Set task:
Write the data out again exactly, with no pictures.

Information supplied:
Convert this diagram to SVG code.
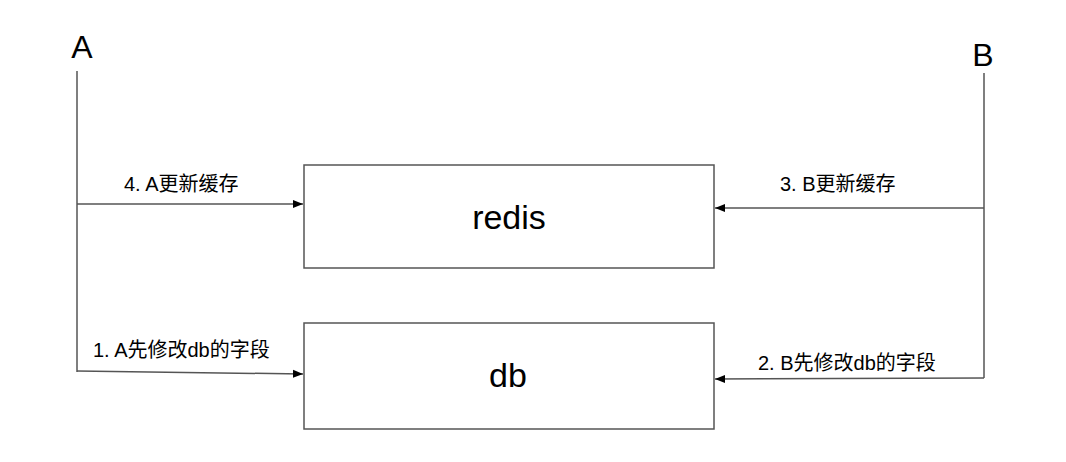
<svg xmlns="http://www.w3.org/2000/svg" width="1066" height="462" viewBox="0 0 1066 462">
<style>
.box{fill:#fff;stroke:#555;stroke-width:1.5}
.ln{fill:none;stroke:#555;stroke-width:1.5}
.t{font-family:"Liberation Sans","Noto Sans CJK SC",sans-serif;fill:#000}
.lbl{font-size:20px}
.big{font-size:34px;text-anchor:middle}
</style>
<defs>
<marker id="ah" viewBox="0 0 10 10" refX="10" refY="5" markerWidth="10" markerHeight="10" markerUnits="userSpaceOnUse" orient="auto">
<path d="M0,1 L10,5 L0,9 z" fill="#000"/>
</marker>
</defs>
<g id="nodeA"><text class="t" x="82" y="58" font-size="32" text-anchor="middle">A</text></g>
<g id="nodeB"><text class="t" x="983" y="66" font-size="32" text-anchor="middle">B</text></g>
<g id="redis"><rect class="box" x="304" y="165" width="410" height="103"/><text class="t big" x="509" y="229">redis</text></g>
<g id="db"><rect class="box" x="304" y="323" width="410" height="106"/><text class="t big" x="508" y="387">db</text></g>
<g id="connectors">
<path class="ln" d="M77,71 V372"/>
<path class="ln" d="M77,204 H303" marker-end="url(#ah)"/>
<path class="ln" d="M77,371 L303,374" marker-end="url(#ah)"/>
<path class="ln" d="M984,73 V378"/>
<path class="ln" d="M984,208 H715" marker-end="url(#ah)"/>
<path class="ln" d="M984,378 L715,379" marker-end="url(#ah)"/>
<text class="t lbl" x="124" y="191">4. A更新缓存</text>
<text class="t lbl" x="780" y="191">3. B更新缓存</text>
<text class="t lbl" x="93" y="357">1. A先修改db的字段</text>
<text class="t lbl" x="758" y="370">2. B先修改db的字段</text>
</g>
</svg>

Correct answer:
Convert this diagram to SVG code.
<svg xmlns="http://www.w3.org/2000/svg" width="1066" height="462" viewBox="0 0 1066 462">
<style>
.box{fill:#fff;stroke:#555;stroke-width:1.5}
.ln{fill:none;stroke:#555;stroke-width:1.5}
.t{font-family:"Liberation Sans","Noto Sans CJK SC",sans-serif;fill:#000}
.lbl{font-size:20px}
.big{font-size:34px;text-anchor:middle}
</style>
<defs>
<marker id="ah" viewBox="0 0 10 10" refX="10" refY="5" markerWidth="10" markerHeight="10" markerUnits="userSpaceOnUse" orient="auto">
<path d="M0,1 L10,5 L0,9 z" fill="#000"/>
</marker>
</defs>
<g id="nodeA"><text class="t" x="82" y="58" font-size="32" text-anchor="middle">A</text></g>
<g id="nodeB"><text class="t" x="983" y="66" font-size="32" text-anchor="middle">B</text></g>
<g id="redis"><rect class="box" x="304" y="165" width="410" height="103"/><text class="t big" x="509" y="229">redis</text></g>
<g id="db"><rect class="box" x="304" y="323" width="410" height="106"/><text class="t big" x="508" y="387">db</text></g>
<g id="connectors">
<path class="ln" d="M77,71 V372"/>
<path class="ln" d="M77,204 H303" marker-end="url(#ah)"/>
<path class="ln" d="M77,371 L303,374" marker-end="url(#ah)"/>
<path class="ln" d="M984,73 V378"/>
<path class="ln" d="M984,208 H715" marker-end="url(#ah)"/>
<path class="ln" d="M984,378 L715,379" marker-end="url(#ah)"/>
<text class="t lbl" x="124" y="191">4. A更新缓存</text>
<text class="t lbl" x="780" y="191">3. B更新缓存</text>
<text class="t lbl" x="93" y="357">1. A先修改db的字段</text>
<text class="t lbl" x="758" y="370">2. B先修改db的字段</text>
</g>
</svg>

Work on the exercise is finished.